Write out the opening lines of the data word for word, up to and including the line with "const threshold = 4;", and leave every picture and every later line out.

----- GIVEN DATA -----

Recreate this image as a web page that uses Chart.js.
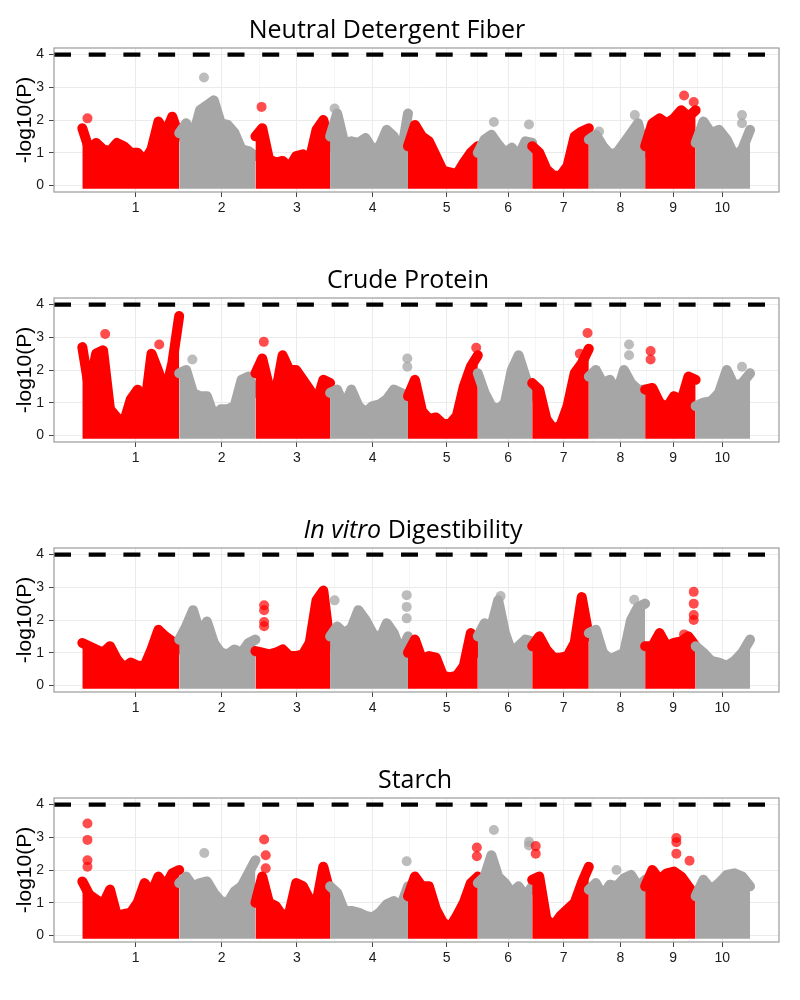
<!DOCTYPE html>
<html lang="en">
<head>
<meta charset="UTF-8">
<title>Manhattan plots</title>
<script src="https://cdn.jsdelivr.net/npm/chart.js@4.4.2/dist/chart.umd.min.js"></script>
<style>
    body { margin: 0; background: #fff; }
    .panel { position: relative; width: 800px; height: 250px; }
    .panel h2 {
        position: absolute; top: 16px; margin: 0;
        font: 400 25px 'Open Sans', sans-serif; line-height: 1;
        white-space: nowrap; transform: translateX(-50%); color: #000;
    }
    canvas { display: block; }
</style>
</head>
<body>

<div class="panel"><h2 style="left:387px">Neutral Detergent Fiber</h2><canvas id="ndf" width="800" height="250"></canvas></div>
<div class="panel"><h2 style="left:408px">Crude Protein</h2><canvas id="cp" width="800" height="250"></canvas></div>
<div class="panel"><h2 style="left:413px"><i>In vitro</i> Digestibility</h2><canvas id="ivd" width="800" height="250"></canvas></div>
<div class="panel"><h2 style="left:415px">Starch</h2><canvas id="starch" width="800" height="250"></canvas></div>

<script>
    // chromosomes (cumulative position, Mb)
    const chrNames = ['1', '2', '3', '4', '5', '6', '7', '8', '9', '10'];
    const chrStart = [0, 301, 538, 770, 1012, 1229, 1398, 1574, 1749, 1906];
    const chrEnd   = [301, 538, 770, 1012, 1229, 1398, 1574, 1749, 1906, 2075];
    const tickPos  = [166, 433, 667, 902, 1132, 1323, 1496, 1672, 1836, 1989];
    const threshold = 4;

    // upper edge of the -log10(P) cloud along each chromosome (evenly spaced reads)
    const ndfTop = [
        [1.75, 1.1, 1.3, 1.1, 1.05, 1.3, 1.2, 1.0, 1.0, 0.75, 1.1, 1.95, 1.6, 2.1, 1.5],
        [1.6, 1.9, 1.5, 2.3, 2.45, 2.6, 1.9, 1.85, 1.6, 1.1, 1.05, 0.9],
        [1.5, 1.75, 0.8, 0.7, 0.75, 0.55, 0.9, 0.95, 0.8, 1.7, 2.0, 1.2],
        [1.5, 2.2, 1.3, 1.35, 1.3, 1.45, 1.1, 1.2, 1.7, 1.5, 0.9, 2.2],
        [1.2, 1.85, 1.5, 1.35, 0.9, 0.45, 0.4, 0.35, 0.7, 1.0, 1.2],
        [1.0, 1.4, 1.55, 1.25, 1.0, 1.15, 0.9, 1.35, 1.3],
        [1.2, 1.0, 0.5, 0.3, 0.3, 0.6, 1.5, 1.65, 1.75],
        [1.4, 1.55, 1.2, 0.95, 1.0, 1.3, 1.6, 1.9, 1.0],
        [1.2, 1.9, 2.05, 1.9, 2.05, 2.3, 2.1, 2.3],
        [1.3, 1.95, 1.6, 1.7, 1.4, 0.9, 1.1, 1.7]
    ];
    const ndfPeaks = [[16, 2.05], [378, 3.3], [557, 2.4], [784, 2.35], [1279, 1.94], [1388, 1.86],
        [1606, 1.65], [1717, 2.15], [1870, 2.75], [1900, 2.55], [2050, 2.15], [2050, 1.9]];

    const cpTop = [
        [2.7, 1.4, 2.5, 2.6, 0.8, 0.55, 0.4, 1.1, 1.4, 0.8, 2.5, 1.95, 1.3, 2.2, 3.65],
        [1.9, 2.0, 1.3, 1.2, 1.2, 0.6, 0.8, 0.8, 0.9, 1.7, 1.8, 1.3],
        [1.9, 2.35, 1.5, 1.3, 2.45, 2.0, 2.0, 1.7, 1.4, 1.0, 1.7, 1.6],
        [1.3, 1.4, 0.9, 1.4, 0.9, 0.7, 0.9, 0.95, 1.1, 1.4, 1.3, 1.2],
        [1.2, 1.7, 0.75, 0.5, 0.55, 0.35, 0.35, 0.6, 1.5, 2.1, 2.45],
        [1.9, 1.3, 0.9, 0.8, 1.0, 2.0, 2.45, 1.8, 1.2],
        [1.6, 1.4, 0.5, 0.2, 0.3, 0.9, 1.9, 2.2, 2.65],
        [1.8, 2.0, 1.6, 1.7, 1.3, 2.0, 1.6, 1.4, 1.4],
        [1.4, 1.45, 1.0, 0.85, 1.2, 1.05, 1.8, 1.7],
        [0.9, 1.0, 1.05, 1.3, 2.0, 1.5, 1.6, 1.9]
    ];
    const cpPeaks = [[71, 3.1], [239, 2.78], [342, 2.32], [564, 2.86], [1010, 2.35], [1010, 2.1],
        [1224, 2.68], [1546, 2.5], [1570, 3.13], [1699, 2.78], [1699, 2.45], [1766, 2.58],
        [1766, 2.32], [2050, 2.1]];

    const ivdTop = [
        [1.3, 1.2, 1.1, 1.0, 1.2, 0.8, 0.55, 0.7, 0.6, 0.6, 1.1, 1.7, 1.5, 1.35, 1.1],
        [1.4, 1.8, 2.3, 1.6, 1.95, 1.3, 1.0, 0.95, 1.1, 1.0, 1.3, 1.4],
        [1.05, 1.0, 0.95, 1.0, 1.1, 0.9, 0.9, 0.95, 1.3, 2.6, 2.9, 1.2],
        [1.5, 1.8, 1.6, 1.75, 2.3, 2.0, 1.6, 1.4, 1.9, 1.6, 1.0, 1.5],
        [1.0, 1.4, 0.8, 0.9, 0.85, 0.3, 0.25, 0.3, 0.6, 1.6, 1.0],
        [1.5, 1.9, 1.8, 2.6, 1.6, 1.0, 1.2, 1.4, 1.35],
        [1.2, 1.5, 1.1, 0.85, 0.85, 0.9, 1.3, 2.7, 1.5],
        [1.6, 1.7, 1.0, 0.8, 0.9, 1.0, 2.0, 2.4, 2.5],
        [1.2, 1.2, 1.6, 1.2, 1.3, 1.35, 1.5, 1.2],
        [1.2, 1.0, 0.75, 0.7, 0.6, 0.75, 1.0, 1.4]
    ];
    const ivdPeaks = [[565, 2.45], [565, 2.3], [565, 1.94], [565, 1.81], [784, 2.6], [1008, 2.76],
        [1008, 2.4], [1008, 2.05], [1300, 2.73], [1715, 2.62], [1900, 2.86], [1900, 2.5],
        [1900, 2.15], [1900, 2.0], [1870, 1.56]];

    const starchTop = [
        [1.65, 1.25, 1.1, 0.95, 1.4, 0.6, 0.65, 0.7, 1.0, 1.6, 1.3, 1.8, 1.5, 1.9, 2.0],
        [1.6, 1.8, 1.5, 1.6, 1.65, 1.3, 1.05, 1.0, 1.35, 1.5, 1.9, 2.3],
        [1.0, 1.8, 1.0, 0.9, 0.6, 0.7, 1.6, 1.5, 1.1, 1.0, 2.1, 1.3],
        [1.5, 1.3, 0.75, 0.75, 0.7, 0.6, 0.55, 0.7, 0.95, 1.05, 0.9, 1.5],
        [1.2, 1.8, 1.5, 1.5, 0.8, 0.4, 0.25, 0.6, 1.0, 1.6, 1.8],
        [1.6, 1.8, 2.45, 1.8, 1.6, 1.3, 1.5, 1.2, 1.5],
        [1.7, 1.8, 0.5, 0.3, 0.6, 0.8, 1.0, 1.6, 2.1],
        [1.4, 1.6, 1.2, 1.55, 1.5, 1.75, 1.85, 1.5, 1.7],
        [1.5, 2.0, 1.7, 1.9, 1.95, 1.8, 1.5, 1.2],
        [1.2, 1.7, 1.4, 1.6, 1.85, 1.9, 1.8, 1.5]
    ];
    const starchPeaks = [[16, 3.42], [16, 2.92], [16, 2.3], [16, 2.1], [379, 2.52], [565, 2.93],
        [570, 2.45], [570, 2.05], [1008, 2.27], [1226, 2.69], [1226, 2.42], [1279, 3.22],
        [1388, 2.86], [1388, 2.75], [1409, 2.73], [1409, 2.5], [1660, 2.0], [1846, 2.98],
        [1846, 2.85], [1846, 2.5], [1887, 2.28]];

    const RED = '#ff0000';
    const GREY = '#a6a6a6';
    const RED_A = 'rgba(255,0,0,0.7)';
    const GREY_A = 'rgba(166,166,166,0.75)';
    const TICK_FONT = { family: "'Liberation Sans', Arial, sans-serif", size: 14 };

    // minor grid lines half way between chromosome ticks
    const xMinor = tickPos.slice(1).map((p, i) => (p + tickPos[i]) / 2);
    const xGridVals = tickPos.concat(xMinor).sort((a, b) => a - b);
    const yGridVals = [0, 0.5, 1, 1.5, 2, 2.5, 3, 3.5, 4];

    function chrOf(pos) {
        for (let c = 0; c < chrStart.length; c++) {
            if (pos >= chrStart[c] && pos < chrEnd[c]) return c;
        }
        return chrStart.length - 1;
    }

    const framePlugin = {
        id: 'frame',
        afterDatasetsDraw(chart) {
            const { ctx, chartArea: a } = chart;
            ctx.save();
            ctx.strokeStyle = '#9c9c9c';
            ctx.lineWidth = 1.2;
            ctx.strokeRect(a.left, a.top, a.right - a.left, a.bottom - a.top);
            ctx.restore();
        }
    };

    function drawPanel(id, tops, peaks) {
        const datasets = [];

        tops.forEach((vals, c) => {
            const a = chrStart[c], b = chrEnd[c], n = vals.length;
            const col = c % 2 === 0 ? RED : GREY;
            datasets.push({
                data: vals.map((v, j) => ({ x: a + (b - a) * j / (n - 1), y: v })),
                borderColor: col,
                backgroundColor: col,
                borderWidth: 10,
                borderJoinStyle: 'round',
                borderCapStyle: 'round',
                fill: { value: -0.1 },
                pointRadius: 0,
                order: 20 - c
            });
        });

        datasets.push({
            data: peaks.map(p => ({ x: p[0], y: p[1] })),
            showLine: false,
            pointRadius: 5,
            pointBorderWidth: 0,
            pointBackgroundColor: peaks.map(p => chrOf(p[0]) % 2 === 0 ? RED_A : GREY_A),
            order: 1
        });

        datasets.push({
            data: [{ x: -88, y: threshold }, { x: 2165, y: threshold }],
            borderColor: '#000',
            borderWidth: 4.3,
            borderDash: [17, 17.7],
            pointRadius: 0,
            fill: false,
            order: 0
        });

        new Chart(document.getElementById(id), {
            type: 'line',
            data: { datasets: datasets },
            options: {
                responsive: false,
                animation: false,
                events: [],
                layout: { padding: { top: 48, right: 21, left: 0, bottom: 0 } },
                plugins: { legend: { display: false }, tooltip: { enabled: false } },
                elements: { line: { tension: 0 } },
                scales: {
                    x: {
                        type: 'linear',
                        min: -88,
                        max: 2165,
                        afterBuildTicks: s => { s.ticks = xGridVals.map(v => ({ value: v })); },
                        afterFit: s => { s.height = 58; },
                        border: { display: false },
                        grid: {
                            color: ctx => tickPos.includes(ctx.tick.value) ? '#ebebeb' : '#f6f6f6',
                            tickColor: ctx => tickPos.includes(ctx.tick.value) ? '#444' : 'rgba(0,0,0,0)',
                            tickLength: 5,
                            lineWidth: 1
                        },
                        ticks: {
                            autoSkip: false,
                            maxRotation: 0,
                            padding: 3,
                            color: '#1a1a1a',
                            font: TICK_FONT,
                            callback: v => {
                                const i = tickPos.indexOf(v);
                                return i >= 0 ? chrNames[i] : '';
                            }
                        }
                    },
                    y: {
                        min: -0.2,
                        max: 4.2,
                        afterBuildTicks: s => { s.ticks = yGridVals.map(v => ({ value: v })); },
                        afterFit: s => { s.width = 54; },
                        border: { display: false },
                        grid: {
                            color: ctx => Number.isInteger(ctx.tick.value) ? '#ebebeb' : '#f6f6f6',
                            tickColor: ctx => Number.isInteger(ctx.tick.value) ? '#444' : 'rgba(0,0,0,0)',
                            tickLength: 5,
                            lineWidth: 1
                        },
                        ticks: {
                            padding: 5,
                            color: '#1a1a1a',
                            font: TICK_FONT,
                            callback: v => Number.isInteger(v) ? String(v) : ''
                        },
                        title: {
                            display: true,
                            text: '-log10(P)',
                            color: '#000',
                            font: { family: "'Liberation Sans', Arial, sans-serif", size: 21 },
                            padding: { top: 13, bottom: 0 }
                        }
                    }
                }
            },
            plugins: [framePlugin]
        });
    }

    drawPanel('ndf', ndfTop, ndfPeaks);
    drawPanel('cp', cpTop, cpPeaks);
    drawPanel('ivd', ivdTop, ivdPeaks);
    drawPanel('starch', starchTop, starchPeaks);
</script>
</body>
</html>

-----

**EXERCISE RESPONSE**
Recreate this image as a web page that uses Chart.js.
<!DOCTYPE html>
<html lang="en">
<head>
<meta charset="UTF-8">
<title>Manhattan plots</title>
<script src="https://cdn.jsdelivr.net/npm/chart.js@4.4.2/dist/chart.umd.min.js"></script>
<style>
    body { margin: 0; background: #fff; }
    .panel { position: relative; width: 800px; height: 250px; }
    .panel h2 {
        position: absolute; top: 16px; margin: 0;
        font: 400 25px 'Open Sans', sans-serif; line-height: 1;
        white-space: nowrap; transform: translateX(-50%); color: #000;
    }
    canvas { display: block; }
</style>
</head>
<body>

<div class="panel"><h2 style="left:387px">Neutral Detergent Fiber</h2><canvas id="ndf" width="800" height="250"></canvas></div>
<div class="panel"><h2 style="left:408px">Crude Protein</h2><canvas id="cp" width="800" height="250"></canvas></div>
<div class="panel"><h2 style="left:413px"><i>In vitro</i> Digestibility</h2><canvas id="ivd" width="800" height="250"></canvas></div>
<div class="panel"><h2 style="left:415px">Starch</h2><canvas id="starch" width="800" height="250"></canvas></div>

<script>
    // chromosomes (cumulative position, Mb)
    const chrNames = ['1', '2', '3', '4', '5', '6', '7', '8', '9', '10'];
    const chrStart = [0, 301, 538, 770, 1012, 1229, 1398, 1574, 1749, 1906];
    const chrEnd   = [301, 538, 770, 1012, 1229, 1398, 1574, 1749, 1906, 2075];
    const tickPos  = [166, 433, 667, 902, 1132, 1323, 1496, 1672, 1836, 1989];
    const threshold = 4;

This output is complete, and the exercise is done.